The death of George Floyd at the hands of Minneapolis police; the recent deaths of Eric Garner, Sandra Bland and Breonna Taylor, also victims of police brutality; and earlier victims like Emmett Till and Dr. Martin Luther King, Jr., teach us about humanity, Mitrano said. “We gather here today to grieve their awful, dehumanizing deaths. And together we renew our spirit and make a steadfast pledge to do better, to expect more of ourselves, and to render this country a humane and life-affirming place.”

Mitrano called for federal standards for training of all law enforcement officers, reinforced by Congress with sufficient funding to ensure compliance. She supports outlawing choke holds and “joy rides”—deliberately rough trips in police vehicles that have injured and killed people taken into custody. The blurring of lines between police forces and the military has to stop, Mitrano said: “Let’s demilitarize police forces and return to a notion of peace officers who work with, not against, our communities.
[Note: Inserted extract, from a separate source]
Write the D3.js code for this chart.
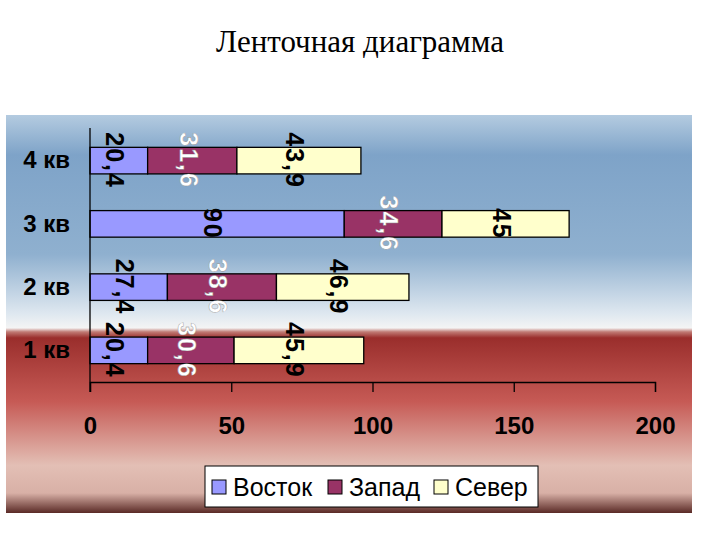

Let us also reinforce and support for those law enforcement officers who do their job well and who want to do right by the neighborhoods and communities that they protect.”
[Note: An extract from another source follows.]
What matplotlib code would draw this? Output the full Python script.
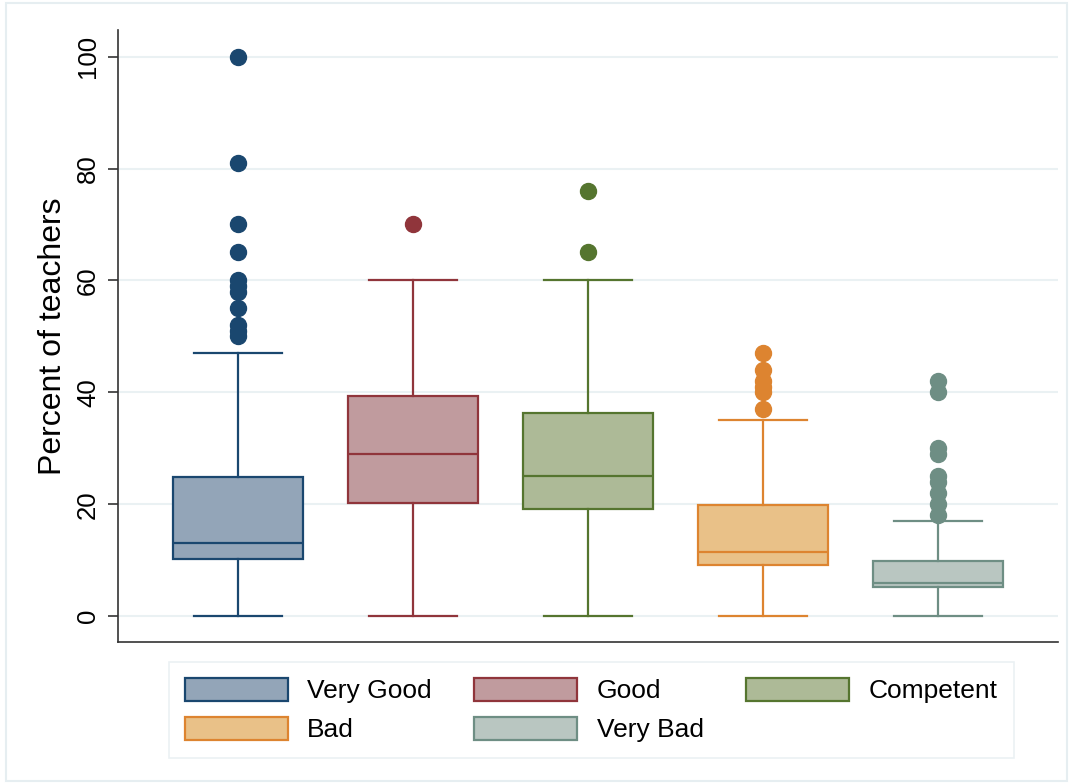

Mitrano also called for an end to the deficiencies of the U.S. healthcare system and infrastructure, inequalities in schools, food insecurity and lack of affordable housing, all of which have a disproportional adverse effect on black and poor communities.

“We can no longer afford to ignore shocking income inequality,” she added, or the history of slavery, segregation and discrimination that have “left a legacy of disadvantage for black people in low economic communities that we must correct with investment for advancement.”

Mitrano had harsh words for President Donald Trump and his supporters in Congress. “He is a racist,” she said, flatly. “To save the soul of this country we must be crystal clear about the meaning of his presence in our lives: he is a blight on democracy, he seeks autocracy, and he is using racism to achieve it. … If empathy and compassion are what we rely on to bridge our differences, to understand one another, and upon that foundation to build a just and fair society, then he utterly fails the test. And he must be replaced.”

Those who align with Trump are part of the problem, said Mitrano, and that applies to the incumbent she’s running against, Republican Tom Reed. Reed, the honorary chair of Trump’s reelection campaign for all of New York State, “apologizes for Trump’s racism instead of condemning it,” said Mitrano. “He may show up for the photo op in a march … [but] he cannot make an anti-racist commitment. He is too afraid that if word gets back to the White House, he will get cut off from the president’s gravy train. Or be tweeted against. Or lose his political PAC money. But what Tom Reed does not understand is that the time for slick statements and expedient politics has passed. This country can no longer afford to whitewash the truth.”

Mitrano closed by urging her audience to vote to put anti-racism candidates in office.

“I recognize fully that to every voter, but especially to the black and brown people in this district, I must earn your trust,” she added. “I pledge to do that. If I don’t already know you, I want to. And even if I know you, I hope you will share your experience with me. I want to hear you, and I will listen. … I will stand with you.”